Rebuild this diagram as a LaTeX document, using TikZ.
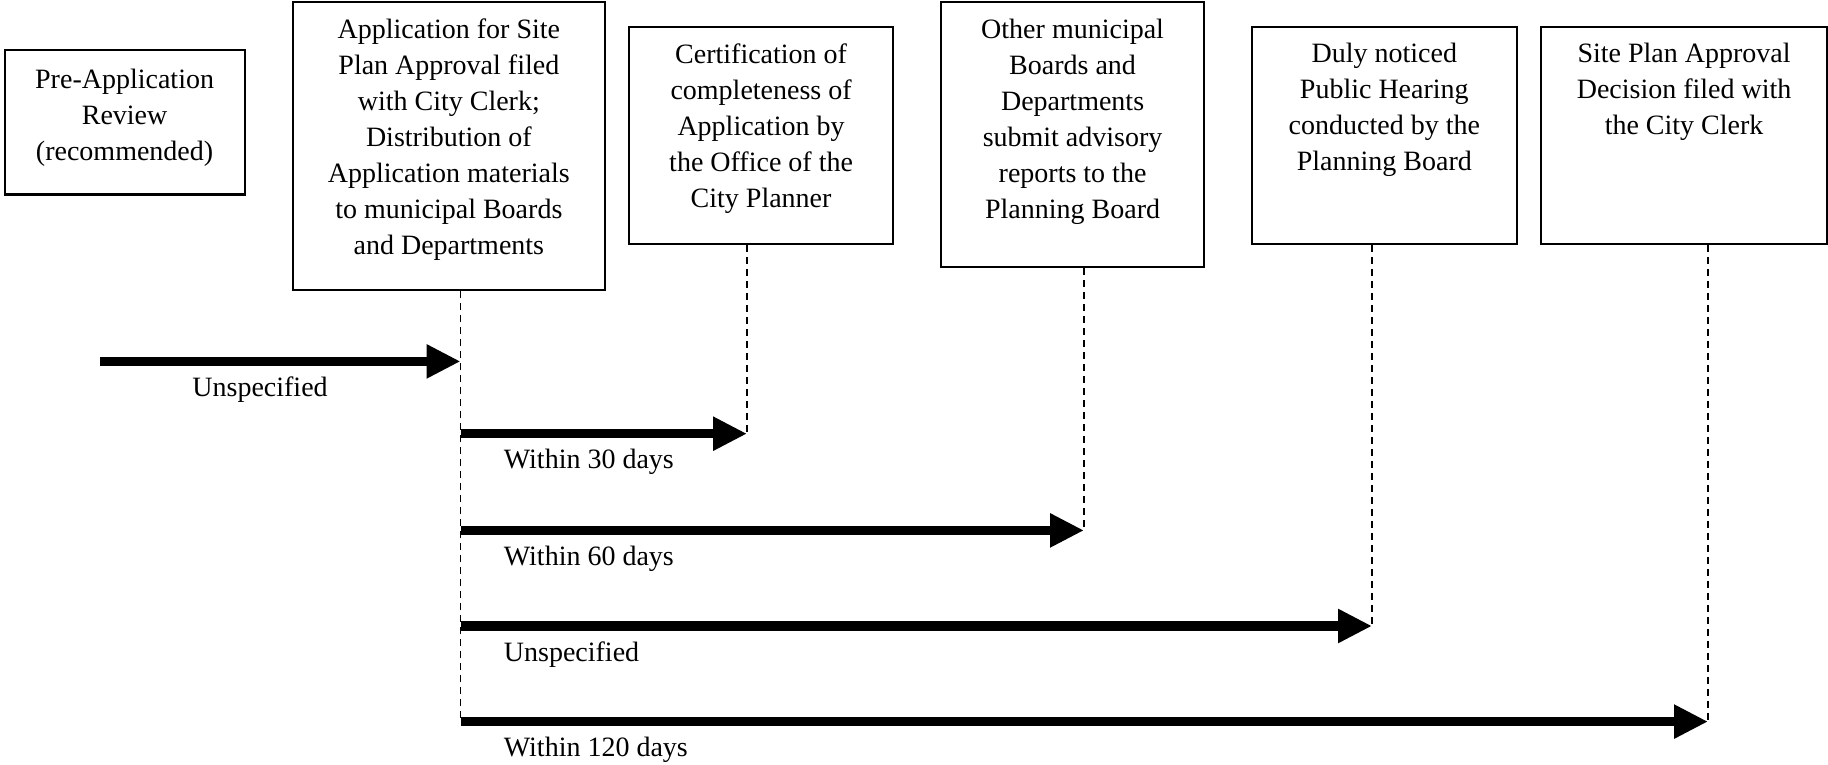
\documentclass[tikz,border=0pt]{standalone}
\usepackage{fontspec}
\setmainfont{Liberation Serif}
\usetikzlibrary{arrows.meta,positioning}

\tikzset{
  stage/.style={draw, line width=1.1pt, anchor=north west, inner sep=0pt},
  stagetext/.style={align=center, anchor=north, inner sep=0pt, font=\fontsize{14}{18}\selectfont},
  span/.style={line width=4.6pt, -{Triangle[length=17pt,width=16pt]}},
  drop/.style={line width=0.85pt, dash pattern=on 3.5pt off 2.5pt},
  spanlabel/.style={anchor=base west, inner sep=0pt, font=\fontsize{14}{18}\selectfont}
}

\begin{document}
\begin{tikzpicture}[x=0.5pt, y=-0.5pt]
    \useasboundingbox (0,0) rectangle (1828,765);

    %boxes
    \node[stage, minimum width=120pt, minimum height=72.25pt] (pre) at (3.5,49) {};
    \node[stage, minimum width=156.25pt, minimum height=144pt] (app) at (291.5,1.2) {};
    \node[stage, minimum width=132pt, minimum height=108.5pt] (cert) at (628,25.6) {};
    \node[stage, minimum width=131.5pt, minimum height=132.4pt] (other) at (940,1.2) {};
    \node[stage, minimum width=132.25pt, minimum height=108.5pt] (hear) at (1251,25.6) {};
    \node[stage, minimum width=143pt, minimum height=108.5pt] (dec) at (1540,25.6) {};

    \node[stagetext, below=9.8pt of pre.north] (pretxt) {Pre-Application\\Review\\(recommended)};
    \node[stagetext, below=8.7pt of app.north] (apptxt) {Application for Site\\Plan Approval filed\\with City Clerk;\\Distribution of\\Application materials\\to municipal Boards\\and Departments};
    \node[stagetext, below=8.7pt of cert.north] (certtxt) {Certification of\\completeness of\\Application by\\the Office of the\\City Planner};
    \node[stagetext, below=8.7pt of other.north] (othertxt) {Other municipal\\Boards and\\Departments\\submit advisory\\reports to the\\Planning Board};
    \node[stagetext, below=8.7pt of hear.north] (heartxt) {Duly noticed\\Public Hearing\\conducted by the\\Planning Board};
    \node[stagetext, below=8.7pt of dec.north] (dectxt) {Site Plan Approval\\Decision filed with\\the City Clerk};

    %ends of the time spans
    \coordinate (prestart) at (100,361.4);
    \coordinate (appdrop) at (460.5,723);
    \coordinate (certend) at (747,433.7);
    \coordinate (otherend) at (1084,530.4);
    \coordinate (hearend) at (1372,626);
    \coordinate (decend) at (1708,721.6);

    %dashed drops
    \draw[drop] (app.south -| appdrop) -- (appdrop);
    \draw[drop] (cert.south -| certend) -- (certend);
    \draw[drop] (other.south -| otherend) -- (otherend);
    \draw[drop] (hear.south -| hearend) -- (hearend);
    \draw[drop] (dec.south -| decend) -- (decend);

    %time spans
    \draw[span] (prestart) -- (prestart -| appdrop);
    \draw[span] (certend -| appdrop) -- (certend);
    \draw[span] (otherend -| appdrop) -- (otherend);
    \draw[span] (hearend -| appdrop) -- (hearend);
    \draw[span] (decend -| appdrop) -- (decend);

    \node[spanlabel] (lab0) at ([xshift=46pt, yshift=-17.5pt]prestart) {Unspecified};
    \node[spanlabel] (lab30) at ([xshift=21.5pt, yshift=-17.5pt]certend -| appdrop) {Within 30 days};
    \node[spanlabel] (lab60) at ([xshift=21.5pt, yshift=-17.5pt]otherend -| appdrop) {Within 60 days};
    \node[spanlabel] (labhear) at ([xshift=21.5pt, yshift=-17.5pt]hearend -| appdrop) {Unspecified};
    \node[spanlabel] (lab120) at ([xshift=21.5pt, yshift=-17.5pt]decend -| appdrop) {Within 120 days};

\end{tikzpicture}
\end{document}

________________

Stated goal: Please restate the material above line by line, exactly, beginning at its first line and ending with the line that contains "(0,0) rectangle (1828,765);", without any pictures.

Result for this task:
Rebuild this diagram as a LaTeX document, using TikZ.
\documentclass[tikz,border=0pt]{standalone}
\usepackage{fontspec}
\setmainfont{Liberation Serif}
\usetikzlibrary{arrows.meta,positioning}

\tikzset{
  stage/.style={draw, line width=1.1pt, anchor=north west, inner sep=0pt},
  stagetext/.style={align=center, anchor=north, inner sep=0pt, font=\fontsize{14}{18}\selectfont},
  span/.style={line width=4.6pt, -{Triangle[length=17pt,width=16pt]}},
  drop/.style={line width=0.85pt, dash pattern=on 3.5pt off 2.5pt},
  spanlabel/.style={anchor=base west, inner sep=0pt, font=\fontsize{14}{18}\selectfont}
}

\begin{document}
\begin{tikzpicture}[x=0.5pt, y=-0.5pt]
    \useasboundingbox (0,0) rectangle (1828,765);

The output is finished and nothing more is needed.